Rows from a dataset of charts and code

◆ ◆ ◆ ◆ ◆

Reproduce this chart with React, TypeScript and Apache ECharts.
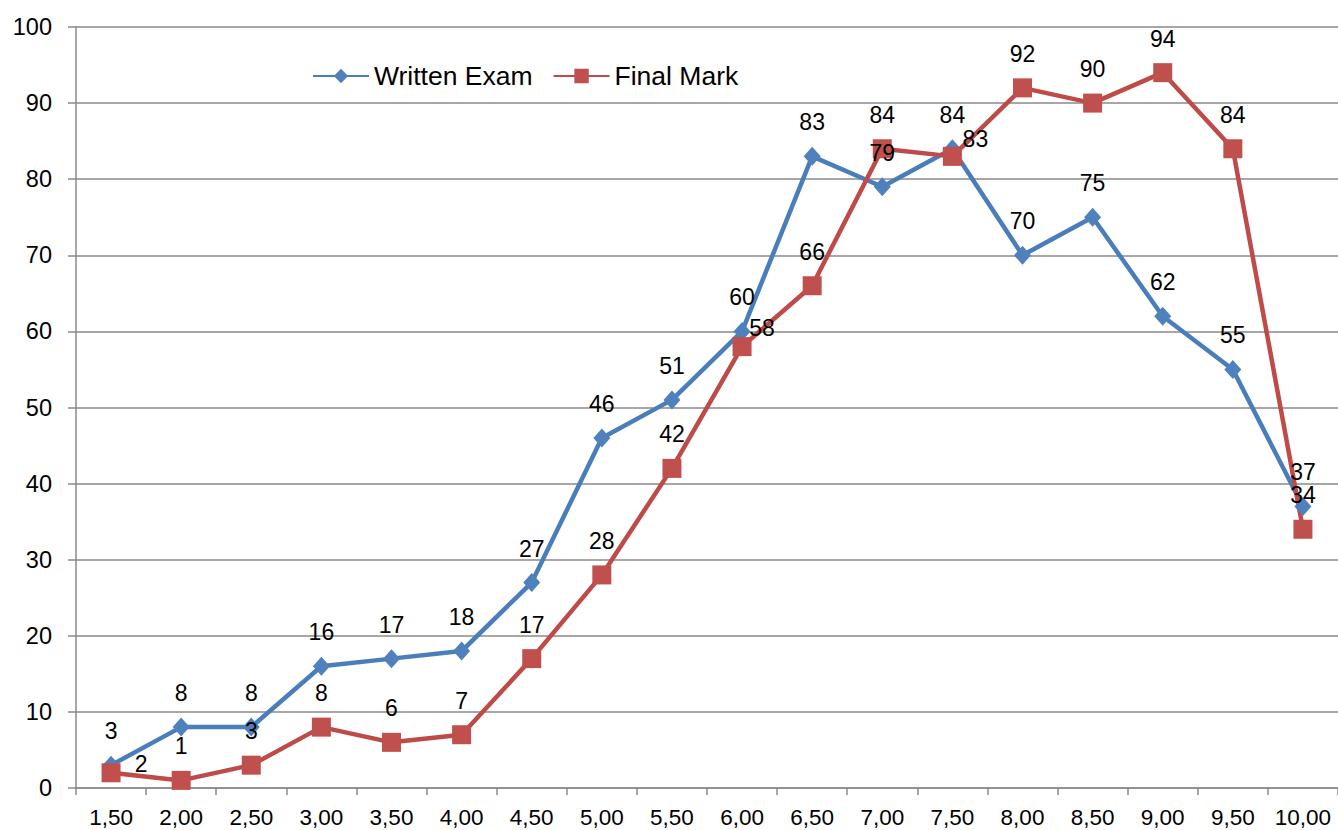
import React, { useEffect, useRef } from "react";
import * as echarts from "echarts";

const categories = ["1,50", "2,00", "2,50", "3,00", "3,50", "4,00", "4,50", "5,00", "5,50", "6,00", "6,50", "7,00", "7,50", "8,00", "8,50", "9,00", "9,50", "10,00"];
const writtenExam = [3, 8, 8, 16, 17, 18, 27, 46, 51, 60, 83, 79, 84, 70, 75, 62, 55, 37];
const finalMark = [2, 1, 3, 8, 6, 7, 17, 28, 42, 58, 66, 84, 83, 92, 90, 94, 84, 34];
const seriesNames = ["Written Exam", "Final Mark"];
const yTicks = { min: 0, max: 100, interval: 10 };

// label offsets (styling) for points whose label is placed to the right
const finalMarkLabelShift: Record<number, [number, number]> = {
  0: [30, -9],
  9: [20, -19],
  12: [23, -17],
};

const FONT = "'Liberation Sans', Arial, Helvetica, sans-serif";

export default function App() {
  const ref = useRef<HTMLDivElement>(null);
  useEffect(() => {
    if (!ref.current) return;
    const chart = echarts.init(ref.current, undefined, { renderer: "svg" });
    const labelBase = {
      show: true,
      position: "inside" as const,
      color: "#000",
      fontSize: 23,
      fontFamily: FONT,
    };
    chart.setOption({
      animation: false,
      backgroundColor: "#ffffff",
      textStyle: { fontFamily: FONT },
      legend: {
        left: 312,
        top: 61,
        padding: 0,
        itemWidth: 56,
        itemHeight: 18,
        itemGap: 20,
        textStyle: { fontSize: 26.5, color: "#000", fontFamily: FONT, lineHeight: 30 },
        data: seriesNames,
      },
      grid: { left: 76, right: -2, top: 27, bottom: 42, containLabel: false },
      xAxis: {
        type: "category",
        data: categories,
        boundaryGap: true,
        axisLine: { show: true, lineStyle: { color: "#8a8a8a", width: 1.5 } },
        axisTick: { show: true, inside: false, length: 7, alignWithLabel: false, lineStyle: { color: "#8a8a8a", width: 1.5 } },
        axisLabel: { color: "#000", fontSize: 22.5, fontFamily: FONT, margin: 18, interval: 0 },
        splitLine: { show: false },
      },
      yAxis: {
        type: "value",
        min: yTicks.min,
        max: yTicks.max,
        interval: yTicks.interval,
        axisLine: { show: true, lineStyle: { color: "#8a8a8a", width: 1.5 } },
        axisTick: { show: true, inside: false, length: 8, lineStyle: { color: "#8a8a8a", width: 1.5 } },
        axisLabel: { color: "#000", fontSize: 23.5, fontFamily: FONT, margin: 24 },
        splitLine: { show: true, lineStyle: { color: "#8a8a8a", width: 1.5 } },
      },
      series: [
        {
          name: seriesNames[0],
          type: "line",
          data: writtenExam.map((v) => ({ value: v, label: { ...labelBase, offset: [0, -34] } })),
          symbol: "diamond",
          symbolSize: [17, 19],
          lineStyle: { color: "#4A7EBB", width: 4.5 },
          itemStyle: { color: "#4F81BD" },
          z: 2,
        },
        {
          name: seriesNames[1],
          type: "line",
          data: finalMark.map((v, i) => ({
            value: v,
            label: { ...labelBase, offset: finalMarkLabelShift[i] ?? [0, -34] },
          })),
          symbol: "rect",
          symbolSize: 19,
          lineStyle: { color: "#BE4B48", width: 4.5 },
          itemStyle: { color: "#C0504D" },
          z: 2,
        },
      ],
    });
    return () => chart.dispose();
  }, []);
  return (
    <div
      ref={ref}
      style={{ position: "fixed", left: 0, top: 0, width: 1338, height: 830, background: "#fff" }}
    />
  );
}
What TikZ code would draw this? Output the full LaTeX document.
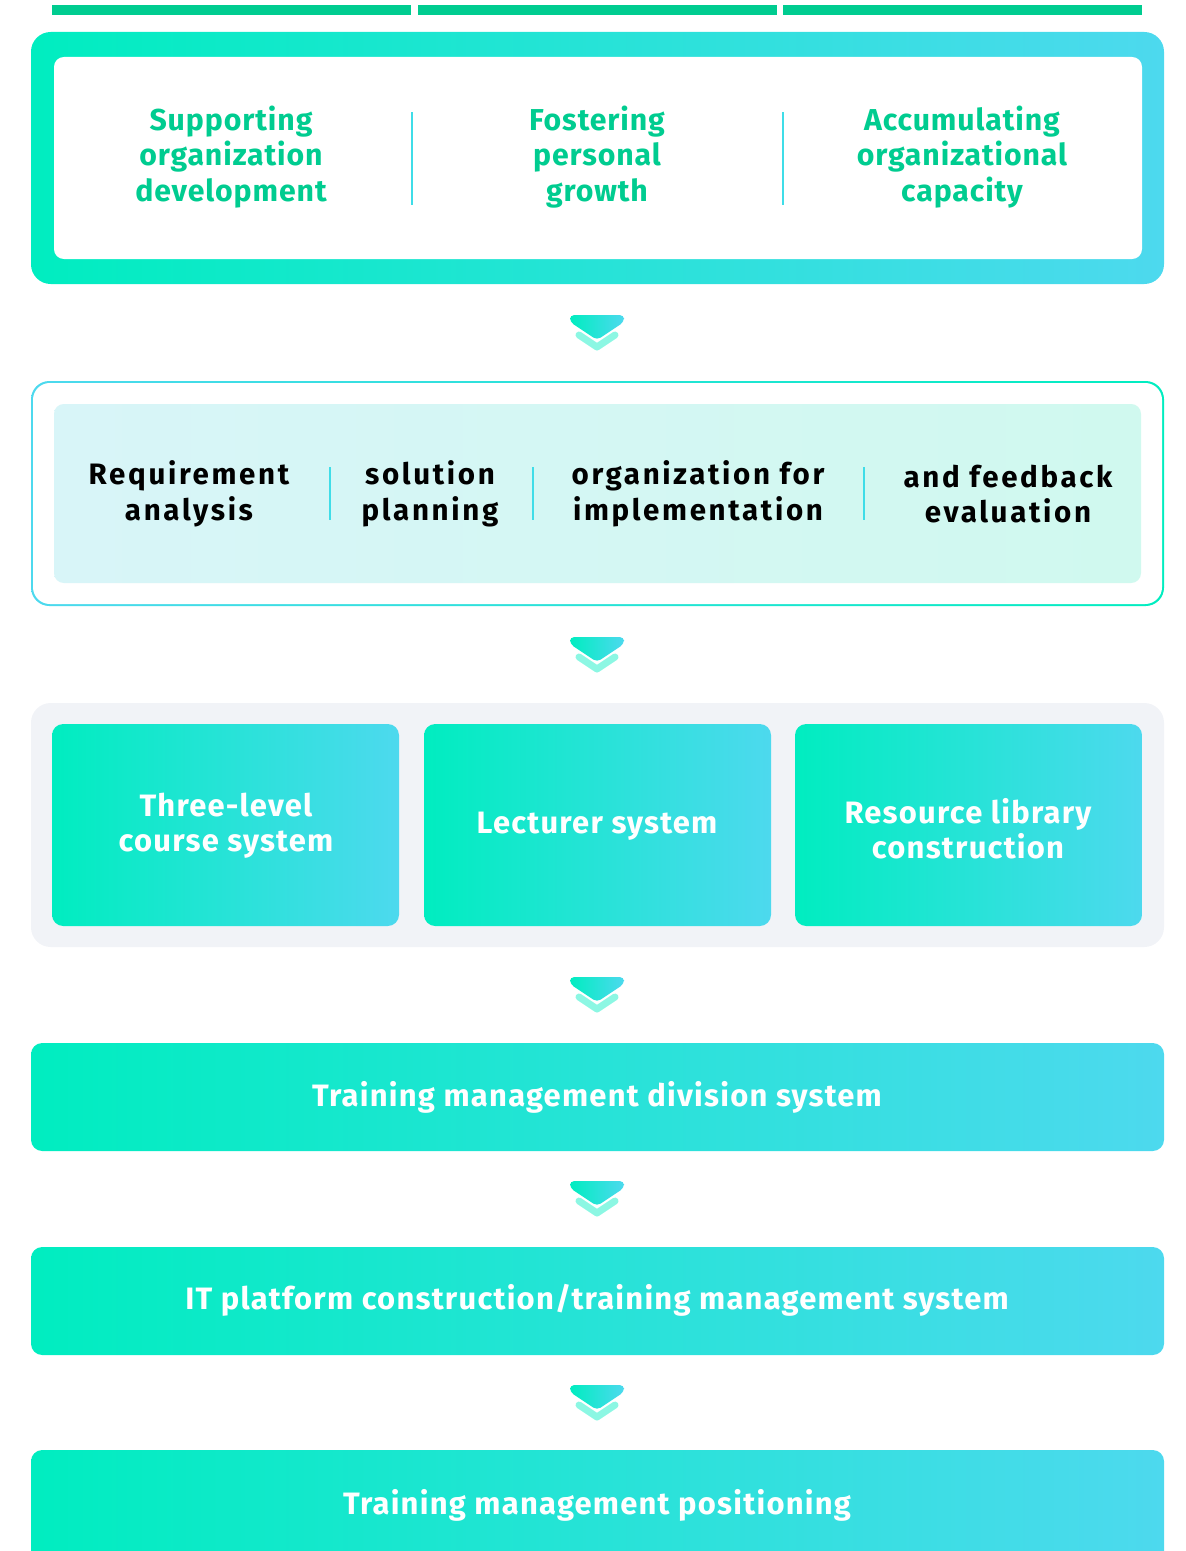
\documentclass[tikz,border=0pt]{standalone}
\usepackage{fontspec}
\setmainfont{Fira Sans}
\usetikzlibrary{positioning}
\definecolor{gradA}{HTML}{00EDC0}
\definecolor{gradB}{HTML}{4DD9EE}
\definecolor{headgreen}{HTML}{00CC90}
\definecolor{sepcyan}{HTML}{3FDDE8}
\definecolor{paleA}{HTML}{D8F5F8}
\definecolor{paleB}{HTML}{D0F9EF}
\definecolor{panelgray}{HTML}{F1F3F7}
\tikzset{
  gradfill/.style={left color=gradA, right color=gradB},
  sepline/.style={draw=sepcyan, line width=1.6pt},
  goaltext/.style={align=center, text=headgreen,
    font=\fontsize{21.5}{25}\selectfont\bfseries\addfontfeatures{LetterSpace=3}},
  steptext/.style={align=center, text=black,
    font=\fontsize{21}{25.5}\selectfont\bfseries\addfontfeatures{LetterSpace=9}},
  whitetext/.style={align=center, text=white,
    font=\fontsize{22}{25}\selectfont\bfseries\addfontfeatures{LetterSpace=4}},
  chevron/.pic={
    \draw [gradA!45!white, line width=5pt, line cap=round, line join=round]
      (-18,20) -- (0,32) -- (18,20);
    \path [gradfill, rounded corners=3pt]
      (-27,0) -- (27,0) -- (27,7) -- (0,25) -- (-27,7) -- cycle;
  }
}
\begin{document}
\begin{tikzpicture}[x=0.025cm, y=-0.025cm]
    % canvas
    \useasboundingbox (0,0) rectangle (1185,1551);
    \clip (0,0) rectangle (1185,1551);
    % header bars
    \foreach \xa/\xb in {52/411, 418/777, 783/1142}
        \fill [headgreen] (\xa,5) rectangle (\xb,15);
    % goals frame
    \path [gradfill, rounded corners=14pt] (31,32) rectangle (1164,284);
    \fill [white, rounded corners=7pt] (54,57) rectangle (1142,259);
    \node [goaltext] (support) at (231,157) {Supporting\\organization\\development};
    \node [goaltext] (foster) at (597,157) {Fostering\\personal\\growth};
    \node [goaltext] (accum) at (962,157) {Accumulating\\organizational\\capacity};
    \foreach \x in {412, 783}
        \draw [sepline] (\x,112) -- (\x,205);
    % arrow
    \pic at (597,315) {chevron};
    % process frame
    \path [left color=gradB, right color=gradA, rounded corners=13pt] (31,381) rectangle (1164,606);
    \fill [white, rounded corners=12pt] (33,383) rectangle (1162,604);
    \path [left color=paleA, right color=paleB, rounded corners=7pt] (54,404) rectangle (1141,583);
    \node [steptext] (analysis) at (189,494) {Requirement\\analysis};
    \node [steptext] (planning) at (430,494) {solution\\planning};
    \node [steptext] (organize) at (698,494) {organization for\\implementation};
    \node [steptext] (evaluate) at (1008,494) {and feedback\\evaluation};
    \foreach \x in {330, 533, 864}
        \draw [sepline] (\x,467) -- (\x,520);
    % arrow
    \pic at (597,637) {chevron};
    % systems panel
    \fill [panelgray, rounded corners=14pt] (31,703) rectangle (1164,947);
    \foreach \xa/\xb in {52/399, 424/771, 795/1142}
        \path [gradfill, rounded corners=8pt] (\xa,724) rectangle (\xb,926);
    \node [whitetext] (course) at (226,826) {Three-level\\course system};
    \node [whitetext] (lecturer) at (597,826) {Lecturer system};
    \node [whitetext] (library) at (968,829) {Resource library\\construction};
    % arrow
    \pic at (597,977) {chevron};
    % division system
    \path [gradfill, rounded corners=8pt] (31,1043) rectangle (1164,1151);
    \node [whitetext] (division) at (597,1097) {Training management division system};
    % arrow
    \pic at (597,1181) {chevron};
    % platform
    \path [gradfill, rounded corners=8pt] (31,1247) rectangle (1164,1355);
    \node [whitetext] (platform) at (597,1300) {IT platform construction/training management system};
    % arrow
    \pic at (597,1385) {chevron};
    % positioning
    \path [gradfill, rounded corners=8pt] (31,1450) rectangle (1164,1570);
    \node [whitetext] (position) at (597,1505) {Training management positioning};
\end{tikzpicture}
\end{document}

◆ ◆ ◆ ◆ ◆

Reproduce the data word for word, excluding its pictures.

Reproduce this chart with React, TypeScript and Apache ECharts.
import React, { useEffect, useRef } from "react";
import * as echarts from "echarts";

const categories = ["1,50", "2,00", "2,50", "3,00", "3,50", "4,00", "4,50", "5,00", "5,50", "6,00", "6,50", "7,00", "7,50", "8,00", "8,50", "9,00", "9,50", "10,00"];
const writtenExam = [3, 8, 8, 16, 17, 18, 27, 46, 51, 60, 83, 79, 84, 70, 75, 62, 55, 37];
const finalMark = [2, 1, 3, 8, 6, 7, 17, 28, 42, 58, 66, 84, 83, 92, 90, 94, 84, 34];
const seriesNames = ["Written Exam", "Final Mark"];
const yTicks = { min: 0, max: 100, interval: 10 };

// label offsets (styling) for points whose label is placed to the right
const finalMarkLabelShift: Record<number, [number, number]> = {
  0: [30, -9],
  9: [20, -19],
  12: [23, -17],
};

const FONT = "'Liberation Sans', Arial, Helvetica, sans-serif";

export default function App() {
  const ref = useRef<HTMLDivElement>(null);
  useEffect(() => {
    if (!ref.current) return;
    const chart = echarts.init(ref.current, undefined, { renderer: "svg" });
    const labelBase = {
      show: true,
      position: "inside" as const,
      color: "#000",
      fontSize: 23,
      fontFamily: FONT,
    };
    chart.setOption({
      animation: false,
      backgroundColor: "#ffffff",
      textStyle: { fontFamily: FONT },
      legend: {
        left: 312,
        top: 61,
        padding: 0,
        itemWidth: 56,
        itemHeight: 18,
        itemGap: 20,
        textStyle: { fontSize: 26.5, color: "#000", fontFamily: FONT, lineHeight: 30 },
        data: seriesNames,
      },
      grid: { left: 76, right: -2, top: 27, bottom: 42, containLabel: false },
      xAxis: {
        type: "category",
        data: categories,
        boundaryGap: true,
        axisLine: { show: true, lineStyle: { color: "#8a8a8a", width: 1.5 } },
        axisTick: { show: true, inside: false, length: 7, alignWithLabel: false, lineStyle: { color: "#8a8a8a", width: 1.5 } },
        axisLabel: { color: "#000", fontSize: 22.5, fontFamily: FONT, margin: 18, interval: 0 },
        splitLine: { show: false },
      },
      yAxis: {
        type: "value",
        min: yTicks.min,
        max: yTicks.max,
        interval: yTicks.interval,
        axisLine: { show: true, lineStyle: { color: "#8a8a8a", width: 1.5 } },
        axisTick: { show: true, inside: false, length: 8, lineStyle: { color: "#8a8a8a", width: 1.5 } },
        axisLabel: { color: "#000", fontSize: 23.5, fontFamily: FONT, margin: 24 },
        splitLine: { show: true, lineStyle: { color: "#8a8a8a", width: 1.5 } },
      },
      series: [
        {
          name: seriesNames[0],
          type: "line",
          data: writtenExam.map((v) => ({ value: v, label: { ...labelBase, offset: [0, -34] } })),
          symbol: "diamond",
          symbolSize: [17, 19],
          lineStyle: { color: "#4A7EBB", width: 4.5 },
          itemStyle: { color: "#4F81BD" },
          z: 2,
        },
        {
          name: seriesNames[1],
          type: "line",
          data: finalMark.map((v, i) => ({
            value: v,
            label: { ...labelBase, offset: finalMarkLabelShift[i] ?? [0, -34] },
          })),
          symbol: "rect",
          symbolSize: 19,
          lineStyle: { color: "#BE4B48", width: 4.5 },
          itemStyle: { color: "#C0504D" },
          z: 2,
        },
      ],
    });
    return () => chart.dispose();
  }, []);
  return (
    <div
      ref={ref}
      style={{ position: "fixed", left: 0, top: 0, width: 1338, height: 830, background: "#fff" }}
    />
  );
}
What TikZ code would draw this? Output the full LaTeX document.
\documentclass[tikz,border=0pt]{standalone}
\usepackage{fontspec}
\setmainfont{Fira Sans}
\usetikzlibrary{positioning}
\definecolor{gradA}{HTML}{00EDC0}
\definecolor{gradB}{HTML}{4DD9EE}
\definecolor{headgreen}{HTML}{00CC90}
\definecolor{sepcyan}{HTML}{3FDDE8}
\definecolor{paleA}{HTML}{D8F5F8}
\definecolor{paleB}{HTML}{D0F9EF}
\definecolor{panelgray}{HTML}{F1F3F7}
\tikzset{
  gradfill/.style={left color=gradA, right color=gradB},
  sepline/.style={draw=sepcyan, line width=1.6pt},
  goaltext/.style={align=center, text=headgreen,
    font=\fontsize{21.5}{25}\selectfont\bfseries\addfontfeatures{LetterSpace=3}},
  steptext/.style={align=center, text=black,
    font=\fontsize{21}{25.5}\selectfont\bfseries\addfontfeatures{LetterSpace=9}},
  whitetext/.style={align=center, text=white,
    font=\fontsize{22}{25}\selectfont\bfseries\addfontfeatures{LetterSpace=4}},
  chevron/.pic={
    \draw [gradA!45!white, line width=5pt, line cap=round, line join=round]
      (-18,20) -- (0,32) -- (18,20);
    \path [gradfill, rounded corners=3pt]
      (-27,0) -- (27,0) -- (27,7) -- (0,25) -- (-27,7) -- cycle;
  }
}
\begin{document}
\begin{tikzpicture}[x=0.025cm, y=-0.025cm]
    % canvas
    \useasboundingbox (0,0) rectangle (1185,1551);
    \clip (0,0) rectangle (1185,1551);
    % header bars
    \foreach \xa/\xb in {52/411, 418/777, 783/1142}
        \fill [headgreen] (\xa,5) rectangle (\xb,15);
    % goals frame
    \path [gradfill, rounded corners=14pt] (31,32) rectangle (1164,284);
    \fill [white, rounded corners=7pt] (54,57) rectangle (1142,259);
    \node [goaltext] (support) at (231,157) {Supporting\\organization\\development};
    \node [goaltext] (foster) at (597,157) {Fostering\\personal\\growth};
    \node [goaltext] (accum) at (962,157) {Accumulating\\organizational\\capacity};
    \foreach \x in {412, 783}
        \draw [sepline] (\x,112) -- (\x,205);
    % arrow
    \pic at (597,315) {chevron};
    % process frame
    \path [left color=gradB, right color=gradA, rounded corners=13pt] (31,381) rectangle (1164,606);
    \fill [white, rounded corners=12pt] (33,383) rectangle (1162,604);
    \path [left color=paleA, right color=paleB, rounded corners=7pt] (54,404) rectangle (1141,583);
    \node [steptext] (analysis) at (189,494) {Requirement\\analysis};
    \node [steptext] (planning) at (430,494) {solution\\planning};
    \node [steptext] (organize) at (698,494) {organization for\\implementation};
    \node [steptext] (evaluate) at (1008,494) {and feedback\\evaluation};
    \foreach \x in {330, 533, 864}
        \draw [sepline] (\x,467) -- (\x,520);
    % arrow
    \pic at (597,637) {chevron};
    % systems panel
    \fill [panelgray, rounded corners=14pt] (31,703) rectangle (1164,947);
    \foreach \xa/\xb in {52/399, 424/771, 795/1142}
        \path [gradfill, rounded corners=8pt] (\xa,724) rectangle (\xb,926);
    \node [whitetext] (course) at (226,826) {Three-level\\course system};
    \node [whitetext] (lecturer) at (597,826) {Lecturer system};
    \node [whitetext] (library) at (968,829) {Resource library\\construction};
    % arrow
    \pic at (597,977) {chevron};
    % division system
    \path [gradfill, rounded corners=8pt] (31,1043) rectangle (1164,1151);
    \node [whitetext] (division) at (597,1097) {Training management division system};
    % arrow
    \pic at (597,1181) {chevron};
    % platform
    \path [gradfill, rounded corners=8pt] (31,1247) rectangle (1164,1355);
    \node [whitetext] (platform) at (597,1300) {IT platform construction/training management system};
    % arrow
    \pic at (597,1385) {chevron};
    % positioning
    \path [gradfill, rounded corners=8pt] (31,1450) rectangle (1164,1570);
    \node [whitetext] (position) at (597,1505) {Training management positioning};
\end{tikzpicture}
\end{document}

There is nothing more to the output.